18/06/2014 12:33 BST | Updated 17/08/2014 10:59 BST

Marriage is on the up. That's according to latest information from the Office for National Statistics.

They have done research which shows that in 2012, marriage was up five per cent, which is the largest figure in the past ten years.

And apparently, people in their sixties or over are agreeing to tie the knot, even though they might have reached an age where they had originally thought they might be spending the rest of their lives together.

The number of grooms walking down the aisle who are in their late Sixties has increased by 25 per cent while the number of brides has jumped up by 21 per cent.

Of course, what this does mean is that new families are being forged, new relationships are being made and obviously there is room for more communication and compromise along the way.

It certainly doesn't mean just because someone is getting married that everything will be peaches and cream from now on in their lives.

In fact, in recent months I have heard of more and more younger couples coming for counselling - even before they get married, which in my view, is a very good thing indeed. It is not necessary to wait until the marriage or relationship is on the brink of disaster before seeking help from a third party.

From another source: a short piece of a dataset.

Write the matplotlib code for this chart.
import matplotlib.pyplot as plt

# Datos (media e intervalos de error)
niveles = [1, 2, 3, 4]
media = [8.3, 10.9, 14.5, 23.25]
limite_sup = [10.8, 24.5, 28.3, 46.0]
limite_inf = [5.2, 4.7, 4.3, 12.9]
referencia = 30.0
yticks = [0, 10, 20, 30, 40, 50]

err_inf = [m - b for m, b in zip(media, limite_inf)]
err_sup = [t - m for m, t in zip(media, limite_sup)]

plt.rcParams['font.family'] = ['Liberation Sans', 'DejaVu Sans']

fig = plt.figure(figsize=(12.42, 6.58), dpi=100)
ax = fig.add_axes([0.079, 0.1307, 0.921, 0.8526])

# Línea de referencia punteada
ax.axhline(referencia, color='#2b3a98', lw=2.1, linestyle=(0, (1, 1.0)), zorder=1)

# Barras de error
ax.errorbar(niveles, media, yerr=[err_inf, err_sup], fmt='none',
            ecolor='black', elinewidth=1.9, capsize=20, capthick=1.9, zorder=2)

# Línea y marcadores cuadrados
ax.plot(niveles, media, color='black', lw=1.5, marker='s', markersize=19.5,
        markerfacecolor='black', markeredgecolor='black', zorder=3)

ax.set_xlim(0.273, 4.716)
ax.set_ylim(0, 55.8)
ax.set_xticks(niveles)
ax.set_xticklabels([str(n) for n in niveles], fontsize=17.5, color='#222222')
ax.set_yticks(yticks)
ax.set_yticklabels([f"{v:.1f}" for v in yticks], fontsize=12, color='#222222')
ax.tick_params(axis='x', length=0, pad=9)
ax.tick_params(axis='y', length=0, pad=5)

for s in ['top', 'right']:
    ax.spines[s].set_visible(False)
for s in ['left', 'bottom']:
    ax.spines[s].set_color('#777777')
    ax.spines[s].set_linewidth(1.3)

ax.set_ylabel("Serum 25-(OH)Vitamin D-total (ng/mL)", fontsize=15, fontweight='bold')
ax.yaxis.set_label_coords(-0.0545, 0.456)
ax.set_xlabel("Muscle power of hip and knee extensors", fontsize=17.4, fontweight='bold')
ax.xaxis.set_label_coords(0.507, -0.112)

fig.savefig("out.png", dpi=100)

Janet Fink, who has co written a book called Couple Relationships in the 21st Century says: "Couples who divorce and marry later in life often have a better sense of who they are what they want from a relationship." She adds: "What matters is good communication".

The playwright Tom Stoppard who is 76 and twice divorced, married Sabrina Guinness who is 59 last month. One friend friend of Sabrina has been quoted as saying: "...she has never displayed any real need to get married or desire to do so. She's always been so very independent, with a full life, on the invitation list of practically everyone who matters in London, and she's never been short of male admirers.

" None of her boyfriends ever looked like serious propositions.

"I suppose the older she got, the more particular she became."

But who knows, perhaps the couple both has done some serious thinking and decided that living or staying single for the rest of one's life is not such a fun idea after all.

Another couple who recently tied the knot was Tina Turner, who is 73; she married Erwin Bach, almost 20 years her junior. The veteran soul singer and German record company executive Bach exchanged vows on the shores of Lake Zurich in Switzerland almost a year ago.

Soon after the marriage, Tina told Hello magazine: 'It's that happiness that people talk about, when you wish for nothing, when you can finally take a deep breath and say, 'Everything is good'. It's a wonderful place to be.'"

Well there you have it - that wonderful place to be. One can only hope that all this happiness lasts forever, but in reality, this is often the stuff that dreams and fairytales are made of. But after all, can't we all dream?